For as long as I can remember I have been sick. Since age 12 I have suffered from one mental illness or another. Since 14 until recently I have had serious addiction problems. The repurcussions of those addictions have led to other bodily illnesses that I struggle with. All in all, I spend a lot of my life either very tired or very sick.
My family don't really get it. They have seen the amazing changes that God has done in my life and want the past to be the past; me being ill now either seems hyperchondriachial or too hard to deal with. So I don't tell them most times I am sick, especially when I end up in hospital. My ex-husband found it all too frustrating and hard and left emotionally and mentally long before I walked out the door. My future husband is supportive and loving but does find my constant anxiety and lethargy hard to understand and confusing as to how to deal with.

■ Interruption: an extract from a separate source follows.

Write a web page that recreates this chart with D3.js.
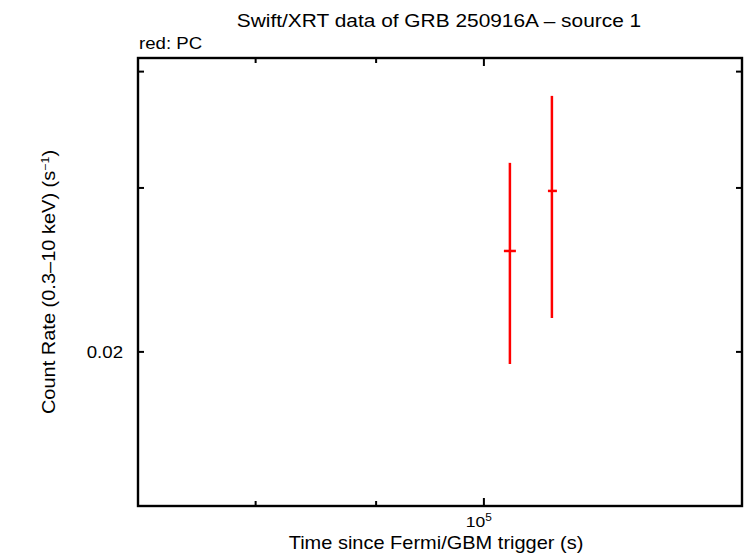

I get scared. I worry that he will leave as the first one did. I worry that it is actually all psychosymatic and I am just lazy. I worry that people think I am giving excuses. But most of all I worry that I will be this way for the rest of my life. That thought petrifies me.
It worries me because I don't know how to accept that I may never be able to live as a well person. I dont want to never be in full time work again, or to be taking medication for the rest of my life. I don't want to let these issues run my life and tell me what I can and cannot do. I don't want to get tired quickly and not handle big crowds. I don't want to have to avoid parties if there is alcohol (which is every one!). I don't want my husband-to-be to have to cope with me being in bed a lot or support me more that I him. I don't want any of this! It makes me angry to have to live my life having to make room for something that is so unwelcome and so painful! And I want people to understand. I want them to see how hard it is and not be afraid of it, or give me pat little christian answers, but to see it and love me for it and in spite of it.
How do you live life well when you are unwell? How do stand strong when you have no strength? How do you accept what is, and not despair? How do you embrace life when the world is telling you you arent strong enough, or fast enough, or able to cope enough? And how can I expect anyone else to be able to cope with all of this when I am unable to do so myself?
It is nights like these when I join with Christ as he cried out "why God, why?"